◆ DATASET SECTION
%%

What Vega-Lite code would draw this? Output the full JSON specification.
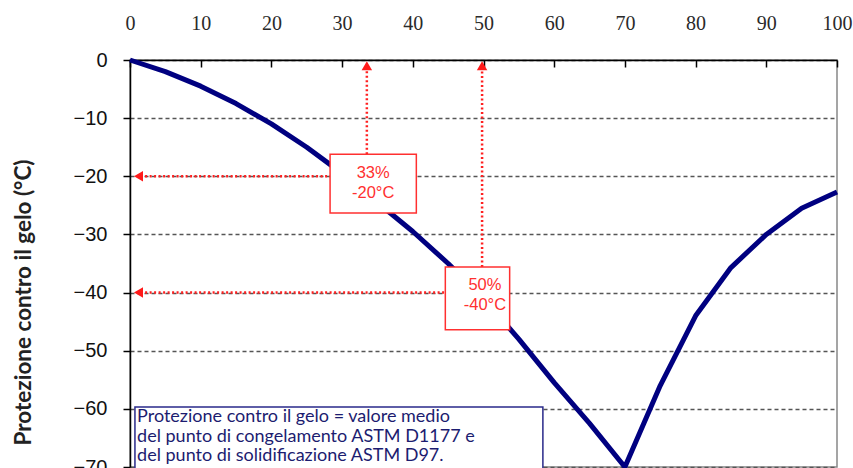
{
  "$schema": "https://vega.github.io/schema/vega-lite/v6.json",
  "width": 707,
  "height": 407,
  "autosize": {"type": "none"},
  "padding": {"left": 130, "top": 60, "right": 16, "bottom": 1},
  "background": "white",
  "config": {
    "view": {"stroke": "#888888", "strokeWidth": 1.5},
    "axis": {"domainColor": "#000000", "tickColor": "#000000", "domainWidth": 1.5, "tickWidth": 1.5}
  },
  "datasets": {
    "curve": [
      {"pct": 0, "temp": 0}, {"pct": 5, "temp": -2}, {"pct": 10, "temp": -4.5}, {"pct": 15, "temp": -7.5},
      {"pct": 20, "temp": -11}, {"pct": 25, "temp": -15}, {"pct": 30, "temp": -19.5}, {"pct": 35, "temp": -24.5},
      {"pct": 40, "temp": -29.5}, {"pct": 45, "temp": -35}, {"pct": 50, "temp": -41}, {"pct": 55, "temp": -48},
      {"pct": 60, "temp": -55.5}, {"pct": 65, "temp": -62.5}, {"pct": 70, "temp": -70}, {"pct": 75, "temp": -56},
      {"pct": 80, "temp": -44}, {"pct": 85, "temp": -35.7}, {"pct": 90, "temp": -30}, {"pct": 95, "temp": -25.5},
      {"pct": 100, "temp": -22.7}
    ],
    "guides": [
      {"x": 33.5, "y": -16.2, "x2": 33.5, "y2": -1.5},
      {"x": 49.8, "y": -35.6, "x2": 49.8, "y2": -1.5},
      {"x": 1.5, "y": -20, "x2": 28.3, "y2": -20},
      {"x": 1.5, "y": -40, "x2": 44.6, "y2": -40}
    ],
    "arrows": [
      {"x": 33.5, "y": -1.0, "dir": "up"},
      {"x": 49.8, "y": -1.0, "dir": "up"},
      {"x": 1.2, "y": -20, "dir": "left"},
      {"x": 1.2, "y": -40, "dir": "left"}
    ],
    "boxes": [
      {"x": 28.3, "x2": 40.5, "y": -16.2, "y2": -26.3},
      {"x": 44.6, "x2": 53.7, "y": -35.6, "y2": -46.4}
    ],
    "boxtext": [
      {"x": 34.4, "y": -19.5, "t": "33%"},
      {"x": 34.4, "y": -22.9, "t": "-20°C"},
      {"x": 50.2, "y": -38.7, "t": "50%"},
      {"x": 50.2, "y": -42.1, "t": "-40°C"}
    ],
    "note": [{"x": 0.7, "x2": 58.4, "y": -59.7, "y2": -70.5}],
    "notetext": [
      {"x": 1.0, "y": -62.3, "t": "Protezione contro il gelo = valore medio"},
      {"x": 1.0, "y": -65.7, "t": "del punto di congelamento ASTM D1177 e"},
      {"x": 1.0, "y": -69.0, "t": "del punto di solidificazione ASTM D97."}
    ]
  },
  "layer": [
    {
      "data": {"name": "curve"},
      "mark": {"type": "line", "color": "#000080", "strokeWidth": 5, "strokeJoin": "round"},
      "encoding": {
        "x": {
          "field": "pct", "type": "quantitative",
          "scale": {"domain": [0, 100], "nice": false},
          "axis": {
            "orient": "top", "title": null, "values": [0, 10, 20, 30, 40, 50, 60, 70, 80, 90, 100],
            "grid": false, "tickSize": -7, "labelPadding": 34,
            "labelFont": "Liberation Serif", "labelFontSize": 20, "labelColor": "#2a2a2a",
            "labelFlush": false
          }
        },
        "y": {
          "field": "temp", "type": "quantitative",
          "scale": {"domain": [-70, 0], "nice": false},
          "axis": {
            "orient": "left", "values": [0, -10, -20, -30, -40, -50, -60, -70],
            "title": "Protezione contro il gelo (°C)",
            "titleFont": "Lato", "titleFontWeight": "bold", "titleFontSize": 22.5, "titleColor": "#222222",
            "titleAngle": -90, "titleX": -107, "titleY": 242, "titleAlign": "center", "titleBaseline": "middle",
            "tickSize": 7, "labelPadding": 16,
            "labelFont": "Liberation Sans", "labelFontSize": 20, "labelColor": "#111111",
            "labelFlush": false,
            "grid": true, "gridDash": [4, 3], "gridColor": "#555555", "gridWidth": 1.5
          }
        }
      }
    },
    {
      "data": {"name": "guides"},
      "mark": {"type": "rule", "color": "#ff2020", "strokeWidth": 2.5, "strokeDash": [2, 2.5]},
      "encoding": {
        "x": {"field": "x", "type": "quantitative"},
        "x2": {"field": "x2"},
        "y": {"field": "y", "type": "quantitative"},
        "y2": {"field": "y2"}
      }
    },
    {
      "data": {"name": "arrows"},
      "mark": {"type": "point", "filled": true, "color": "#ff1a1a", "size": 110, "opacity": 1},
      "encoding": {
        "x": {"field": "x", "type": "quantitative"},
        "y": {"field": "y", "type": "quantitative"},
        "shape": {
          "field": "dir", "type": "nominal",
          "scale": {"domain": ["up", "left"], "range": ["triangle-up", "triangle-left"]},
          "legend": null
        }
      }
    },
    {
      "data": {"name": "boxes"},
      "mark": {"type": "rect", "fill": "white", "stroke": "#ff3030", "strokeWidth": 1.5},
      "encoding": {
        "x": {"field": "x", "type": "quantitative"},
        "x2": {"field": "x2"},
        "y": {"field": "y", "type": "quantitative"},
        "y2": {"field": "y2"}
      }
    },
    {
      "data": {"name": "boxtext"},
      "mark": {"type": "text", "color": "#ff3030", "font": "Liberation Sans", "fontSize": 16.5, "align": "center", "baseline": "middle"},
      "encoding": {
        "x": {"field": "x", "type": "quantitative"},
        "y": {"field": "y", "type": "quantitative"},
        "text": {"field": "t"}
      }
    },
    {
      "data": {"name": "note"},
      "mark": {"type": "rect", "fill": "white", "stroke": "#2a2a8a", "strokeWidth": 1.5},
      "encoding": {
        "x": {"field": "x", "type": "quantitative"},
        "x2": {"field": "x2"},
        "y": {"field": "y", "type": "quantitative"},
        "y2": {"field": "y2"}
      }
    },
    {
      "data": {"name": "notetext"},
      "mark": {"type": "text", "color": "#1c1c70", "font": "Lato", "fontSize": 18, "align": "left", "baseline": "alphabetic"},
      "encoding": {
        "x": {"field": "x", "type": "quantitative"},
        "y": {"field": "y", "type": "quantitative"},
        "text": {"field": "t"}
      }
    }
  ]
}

%%

◆ DESCRIPTION OF THE TASK
Copy all the lines of data exactly as they appear, dropping any images.

◆ RESPONSE BELOW
What Vega-Lite code would draw this? Output the full JSON specification.
{
  "$schema": "https://vega.github.io/schema/vega-lite/v6.json",
  "width": 707,
  "height": 407,
  "autosize": {"type": "none"},
  "padding": {"left": 130, "top": 60, "right": 16, "bottom": 1},
  "background": "white",
  "config": {
    "view": {"stroke": "#888888", "strokeWidth": 1.5},
    "axis": {"domainColor": "#000000", "tickColor": "#000000", "domainWidth": 1.5, "tickWidth": 1.5}
  },
  "datasets": {
    "curve": [
      {"pct": 0, "temp": 0}, {"pct": 5, "temp": -2}, {"pct": 10, "temp": -4.5}, {"pct": 15, "temp": -7.5},
      {"pct": 20, "temp": -11}, {"pct": 25, "temp": -15}, {"pct": 30, "temp": -19.5}, {"pct": 35, "temp": -24.5},
      {"pct": 40, "temp": -29.5}, {"pct": 45, "temp": -35}, {"pct": 50, "temp": -41}, {"pct": 55, "temp": -48},
      {"pct": 60, "temp": -55.5}, {"pct": 65, "temp": -62.5}, {"pct": 70, "temp": -70}, {"pct": 75, "temp": -56},
      {"pct": 80, "temp": -44}, {"pct": 85, "temp": -35.7}, {"pct": 90, "temp": -30}, {"pct": 95, "temp": -25.5},
      {"pct": 100, "temp": -22.7}
    ],
    "guides": [
      {"x": 33.5, "y": -16.2, "x2": 33.5, "y2": -1.5},
      {"x": 49.8, "y": -35.6, "x2": 49.8, "y2": -1.5},
      {"x": 1.5, "y": -20, "x2": 28.3, "y2": -20},
      {"x": 1.5, "y": -40, "x2": 44.6, "y2": -40}
    ],
    "arrows": [
      {"x": 33.5, "y": -1.0, "dir": "up"},
      {"x": 49.8, "y": -1.0, "dir": "up"},
      {"x": 1.2, "y": -20, "dir": "left"},
      {"x": 1.2, "y": -40, "dir": "left"}
    ],
    "boxes": [
      {"x": 28.3, "x2": 40.5, "y": -16.2, "y2": -26.3},
      {"x": 44.6, "x2": 53.7, "y": -35.6, "y2": -46.4}
    ],
    "boxtext": [
      {"x": 34.4, "y": -19.5, "t": "33%"},
      {"x": 34.4, "y": -22.9, "t": "-20°C"},
      {"x": 50.2, "y": -38.7, "t": "50%"},
      {"x": 50.2, "y": -42.1, "t": "-40°C"}
    ],
    "note": [{"x": 0.7, "x2": 58.4, "y": -59.7, "y2": -70.5}],
    "notetext": [
      {"x": 1.0, "y": -62.3, "t": "Protezione contro il gelo = valore medio"},
      {"x": 1.0, "y": -65.7, "t": "del punto di congelamento ASTM D1177 e"},
      {"x": 1.0, "y": -69.0, "t": "del punto di solidificazione ASTM D97."}
    ]
  },
  "layer": [
    {
      "data": {"name": "curve"},
      "mark": {"type": "line", "color": "#000080", "strokeWidth": 5, "strokeJoin": "round"},
      "encoding": {
        "x": {
          "field": "pct", "type": "quantitative",
          "scale": {"domain": [0, 100], "nice": false},
          "axis": {
            "orient": "top", "title": null, "values": [0, 10, 20, 30, 40, 50, 60, 70, 80, 90, 100],
            "grid": false, "tickSize": -7, "labelPadding": 34,
            "labelFont": "Liberation Serif", "labelFontSize": 20, "labelColor": "#2a2a2a",
            "labelFlush": false
          }
        },
        "y": {
          "field": "temp", "type": "quantitative",
          "scale": {"domain": [-70, 0], "nice": false},
          "axis": {
            "orient": "left", "values": [0, -10, -20, -30, -40, -50, -60, -70],
            "title": "Protezione contro il gelo (°C)",
            "titleFont": "Lato", "titleFontWeight": "bold", "titleFontSize": 22.5, "titleColor": "#222222",
            "titleAngle": -90, "titleX": -107, "titleY": 242, "titleAlign": "center", "titleBaseline": "middle",
            "tickSize": 7, "labelPadding": 16,
            "labelFont": "Liberation Sans", "labelFontSize": 20, "labelColor": "#111111",
            "labelFlush": false,
            "grid": true, "gridDash": [4, 3], "gridColor": "#555555", "gridWidth": 1.5
          }
        }
      }
    },
    {
      "data": {"name": "guides"},
      "mark": {"type": "rule", "color": "#ff2020", "strokeWidth": 2.5, "strokeDash": [2, 2.5]},
      "encoding": {
        "x": {"field": "x", "type": "quantitative"},
        "x2": {"field": "x2"},
        "y": {"field": "y", "type": "quantitative"},
        "y2": {"field": "y2"}
      }
    },
    {
      "data": {"name": "arrows"},
      "mark": {"type": "point", "filled": true, "color": "#ff1a1a", "size": 110, "opacity": 1},
      "encoding": {
        "x": {"field": "x", "type": "quantitative"},
        "y": {"field": "y", "type": "quantitative"},
        "shape": {
          "field": "dir", "type": "nominal",
          "scale": {"domain": ["up", "left"], "range": ["triangle-up", "triangle-left"]},
          "legend": null
        }
      }
    },
    {
      "data": {"name": "boxes"},
      "mark": {"type": "rect", "fill": "white", "stroke": "#ff3030", "strokeWidth": 1.5},
      "encoding": {
        "x": {"field": "x", "type": "quantitative"},
        "x2": {"field": "x2"},
        "y": {"field": "y", "type": "quantitative"},
        "y2": {"field": "y2"}
      }
    },
    {
      "data": {"name": "boxtext"},
      "mark": {"type": "text", "color": "#ff3030", "font": "Liberation Sans", "fontSize": 16.5, "align": "center", "baseline": "middle"},
      "encoding": {
        "x": {"field": "x", "type": "quantitative"},
        "y": {"field": "y", "type": "quantitative"},
        "text": {"field": "t"}
      }
    },
    {
      "data": {"name": "note"},
      "mark": {"type": "rect", "fill": "white", "stroke": "#2a2a8a", "strokeWidth": 1.5},
      "encoding": {
        "x": {"field": "x", "type": "quantitative"},
        "x2": {"field": "x2"},
        "y": {"field": "y", "type": "quantitative"},
        "y2": {"field": "y2"}
      }
    },
    {
      "data": {"name": "notetext"},
      "mark": {"type": "text", "color": "#1c1c70", "font": "Lato", "fontSize": 18, "align": "left", "baseline": "alphabetic"},
      "encoding": {
        "x": {"field": "x", "type": "quantitative"},
        "y": {"field": "y", "type": "quantitative"},
        "text": {"field": "t"}
      }
    }
  ]
}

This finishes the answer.